# Gracie is here to stay



## twyla (Apr 28, 2010)

I am happy to say after month since my mom has passed Gracie, the little Pomeranian Chihuahua mix who was mom's baby girl, is with me for good, the Prozac has done wonders for her as well as a new routine.


----------



## patk (Jun 13, 2013)

she is adorable. i can see how she got spoiled. glad it is workng out for all of you.


----------



## fjm (Jun 4, 2010)

More good news - it must be a huge relief for you not to have to try to find another home for her. I hope she continues to improve, and to relax and be happy.


----------



## Beaches (Jan 25, 2014)

That's great news Twyla.
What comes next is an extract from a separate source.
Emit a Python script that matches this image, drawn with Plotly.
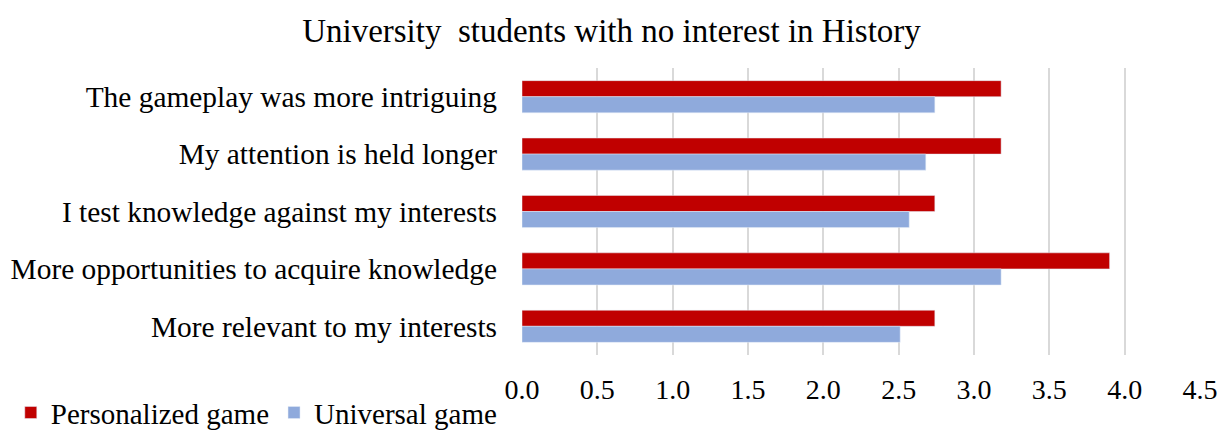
import plotly.graph_objects as go

categories = [
    "The gameplay was more intriguing",
    "My attention is held longer",
    "I test knowledge against my interests",
    "More opportunities to acquire knowledge",
    "More relevant to my interests",
]
personalized = [3.18, 3.18, 2.74, 3.90, 2.74]
universal = [2.74, 2.68, 2.57, 3.18, 2.51]
tick_vals = [0, 0.5, 1.0, 1.5, 2.0, 2.5, 3.0, 3.5, 4.0, 4.5]
tick_text = ["0.0", "0.5", "1.0", "1.5", "2.0", "2.5", "3.0", "3.5", "4.0", "4.5"]

FONT = "Liberation Serif"

fig = go.Figure()
fig.add_trace(go.Bar(y=categories, x=personalized, orientation="h",
                     name="Personalized game", marker_color="#C00000"))
fig.add_trace(go.Bar(y=categories, x=universal, orientation="h",
                     name="Universal game", marker_color="#8FAADC"))

fig.update_layout(
    width=1223, height=430,
    margin=dict(l=522, r=23, t=68, b=75, autoexpand=False),
    paper_bgcolor="white", plot_bgcolor="white",
    font=dict(family=FONT, size=28, color="black"),
    title=dict(text="University\u00a0 students with no interest in History",
               x=0.5, xref="container", xanchor="center",
               y=0.930, yref="container", yanchor="middle",
               font=dict(family=FONT, size=33, color="black")),
    barmode="group", bargap=0.44, bargroupgap=0,
    showlegend=True,
    legend=dict(orientation="h", x=-0.754, xref="paper", xanchor="left",
                y=-0.112, yref="paper", yanchor="top",
                font=dict(family=FONT, size=29), itemwidth=30,
                traceorder="normal", tracegroupgap=0,
                bgcolor="rgba(0,0,0,0)"),
    xaxis=dict(range=[0, 4.5], tickvals=tick_vals, ticktext=tick_text,
               showgrid=True, gridcolor="#D9D9D9", gridwidth=2,
               zeroline=False, showline=False, ticks="",
               ticklabelstandoff=15, fixedrange=True,
               tickfont=dict(family=FONT, size=28)),
    yaxis=dict(autorange="reversed", showgrid=False, zeroline=False,
               showline=False, ticks="", ticklabelstandoff=24,
               tickfont=dict(family=FONT, size=29.4)),
)

fig.write_html("out.html")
I am sure she's happier with you than she would with anyone. Big adjustment for all of you. M


----------



## MollyMuiMa (Oct 13, 2012)

What great news! She sure is a cute little girl! Hope as time goes on she just gets better and better!!!


----------



## PixieSis (Aug 18, 2015)

So happy that she is doing better and I'm sure it makes your life easier too.


----------



## Mfmst (Jun 18, 2014)

You know she's in good hands - yours Glad Gracie is settling into your TPOO sorority.


----------



## twyla (Apr 28, 2010)

I am happy with Grace, and I think she is a lot happier now. she hasn't attacked anyone in about a week and a half. I knew things had changed when she didn't attack the vacuum and let a little girl pick her up and love on her. SHe has gotten down right friendly out on our walks, weird but good.


----------



## MaceeChocKisses (May 19, 2015)

That's great news Twyla... I am happy she has improved! Gracie is a beautiful girl!


----------